The Council of Ministers is expected to approve this Tuesday the decree that will toughen the criteria for creating new universities and that aims to prevent the proliferation of private higher education centers that do not meet the standards of excellence.
Currently, the Spanish university system (SUE) is made up of 96 universities – 50 public and 46 private – and the Executive's objective is for all of them to comply with a series of requirements to protect a university model that is committed to teaching and research.
Currently, there are eight university projects that will be affected since they are still awaiting the Ministry's report. In the Canary Islands, the Digital University UDDI, based in Tenerife and with a digital training proposal, hangs by a thread.
The UDDI is part of the Europa Education group, which includes the European University of the Canary Islands, with an on-site campus in La Orotava. If approved, it would be the third private distance learning university in the archipelago, after Hespérides and Tech, approved in March 2024.
In the rest of the country, three are still pending approval in Aragon (Universidad Internacional de Aragón UNIAR, The Power University, Universidad NCI Aragón); two in Extremadura (Universidad Europea de Extremadura, CEU Nuñez de Balboa); one in Andalusia (Universidad Internacional de Estepona Antonio Guerrero) and one in Asturias (Universidad Europea de Asturias).
According to the latest report from the Knowledge and Development Foundation (CYD), based on data from the Ministry, since the creation of the last public university in 1998, the number of private universities has almost tripled.
Six months ago, the President of the Government, Pedro Sánchez, announced his intention to curb the creation of "crony organizations" and reinforce the requirements to guarantee that universities have quality projects and are not "a vending machine for degrees."
The regulation has been made more flexible during its debate process with the autonomous communities, after receiving allegations from all agents of the educational community and also after reports from organizations such as the National Commission on Markets and Competition (CNMC) or the Council of State.
Binding reports from ANECA, minimum teaching load, students, and research
One of the objectives of the decree, which will come into force once it is published in the BOE -reforming the 2021 decree- is to strengthen the role of the National Agency for Quality Assessment and Accreditation (ANECA) and the quality agencies that evaluate university projects.
From now on, the reports they issue will be binding, and to reinforce their independence, a specific evaluation commission will be created, composed of a majority of university professors chosen by lottery.
The new regulation will also require a minimum of 4,500 students to be reached during the first six years from the start of the center's activity, although different compliance periods are contemplated, from 3 to 8 years, depending on whether the universities were already established in the last 3 years.
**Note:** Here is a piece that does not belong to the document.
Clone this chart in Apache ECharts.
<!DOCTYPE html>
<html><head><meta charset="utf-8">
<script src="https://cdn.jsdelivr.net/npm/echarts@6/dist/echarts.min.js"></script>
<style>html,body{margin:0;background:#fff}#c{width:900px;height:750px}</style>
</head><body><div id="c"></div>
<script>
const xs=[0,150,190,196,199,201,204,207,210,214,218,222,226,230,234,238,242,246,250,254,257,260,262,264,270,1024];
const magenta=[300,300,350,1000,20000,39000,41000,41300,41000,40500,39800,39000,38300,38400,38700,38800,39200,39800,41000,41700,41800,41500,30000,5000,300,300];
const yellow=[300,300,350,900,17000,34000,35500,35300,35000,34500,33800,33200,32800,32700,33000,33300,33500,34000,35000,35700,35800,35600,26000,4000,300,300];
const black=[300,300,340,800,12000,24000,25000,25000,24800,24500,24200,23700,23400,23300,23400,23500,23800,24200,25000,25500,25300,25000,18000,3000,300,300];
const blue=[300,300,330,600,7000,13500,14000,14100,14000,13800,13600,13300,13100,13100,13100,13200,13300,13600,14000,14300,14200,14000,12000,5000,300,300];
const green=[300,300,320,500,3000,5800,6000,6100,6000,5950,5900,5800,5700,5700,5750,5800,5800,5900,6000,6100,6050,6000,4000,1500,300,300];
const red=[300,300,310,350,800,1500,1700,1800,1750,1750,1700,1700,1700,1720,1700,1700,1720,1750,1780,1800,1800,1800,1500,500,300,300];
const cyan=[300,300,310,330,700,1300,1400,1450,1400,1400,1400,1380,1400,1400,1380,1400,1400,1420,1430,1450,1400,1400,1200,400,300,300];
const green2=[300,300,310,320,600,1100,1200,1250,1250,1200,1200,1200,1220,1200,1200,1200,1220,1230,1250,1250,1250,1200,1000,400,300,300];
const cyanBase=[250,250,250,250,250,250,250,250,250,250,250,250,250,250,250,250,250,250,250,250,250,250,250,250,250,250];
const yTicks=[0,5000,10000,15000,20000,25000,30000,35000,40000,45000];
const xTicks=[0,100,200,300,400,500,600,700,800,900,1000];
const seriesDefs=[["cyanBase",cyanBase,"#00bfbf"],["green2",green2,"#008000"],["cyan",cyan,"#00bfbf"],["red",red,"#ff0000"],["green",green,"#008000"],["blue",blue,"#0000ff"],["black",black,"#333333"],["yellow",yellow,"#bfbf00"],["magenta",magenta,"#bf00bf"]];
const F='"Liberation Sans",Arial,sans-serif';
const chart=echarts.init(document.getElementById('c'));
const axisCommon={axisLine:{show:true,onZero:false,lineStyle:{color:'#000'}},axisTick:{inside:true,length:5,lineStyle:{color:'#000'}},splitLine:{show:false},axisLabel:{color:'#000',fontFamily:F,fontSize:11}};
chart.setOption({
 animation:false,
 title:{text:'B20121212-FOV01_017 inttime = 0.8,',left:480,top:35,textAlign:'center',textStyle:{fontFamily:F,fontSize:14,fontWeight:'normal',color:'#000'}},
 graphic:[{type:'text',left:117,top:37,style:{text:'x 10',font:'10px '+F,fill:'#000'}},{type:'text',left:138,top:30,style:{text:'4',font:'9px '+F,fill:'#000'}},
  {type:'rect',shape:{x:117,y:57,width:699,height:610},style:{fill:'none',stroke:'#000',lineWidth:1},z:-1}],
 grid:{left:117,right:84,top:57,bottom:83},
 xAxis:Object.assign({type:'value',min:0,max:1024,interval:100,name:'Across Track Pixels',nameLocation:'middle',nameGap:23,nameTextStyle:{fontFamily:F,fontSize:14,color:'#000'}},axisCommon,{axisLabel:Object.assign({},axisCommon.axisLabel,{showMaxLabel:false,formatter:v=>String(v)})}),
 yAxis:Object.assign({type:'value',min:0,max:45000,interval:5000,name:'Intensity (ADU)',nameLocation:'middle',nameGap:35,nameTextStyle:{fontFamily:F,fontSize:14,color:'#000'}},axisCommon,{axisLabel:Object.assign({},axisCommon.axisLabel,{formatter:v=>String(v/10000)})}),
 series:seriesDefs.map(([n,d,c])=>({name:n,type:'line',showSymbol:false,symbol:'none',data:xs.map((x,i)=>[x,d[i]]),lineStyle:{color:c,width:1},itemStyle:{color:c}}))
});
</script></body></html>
The territorial agencies will review the degree of compliance with this criterion and allow time to achieve it, even reducing the number of students required to 3,150 in some cases.
The decree also establishes that the promoters of new university centers demonstrate sufficient financial capacity from their opening. Therefore, they must present an economic guarantee equivalent to the university's budget in the third year of operation.
According to the latest draft from July, the decree could include other criteria, among them that the new centers must guarantee 10% of places for student accommodation within a certain period; that the teaching staff has 50% doctors or the obligation to attract in research projects at least the equivalent of 2% of its total annual budget within a period to be established.
Another key aspect of that draft was the minimum teaching offer that the new universities had to meet: ten official Bachelor's degrees, six official Master's degrees, and three official Doctorate programs in three different fields of knowledge.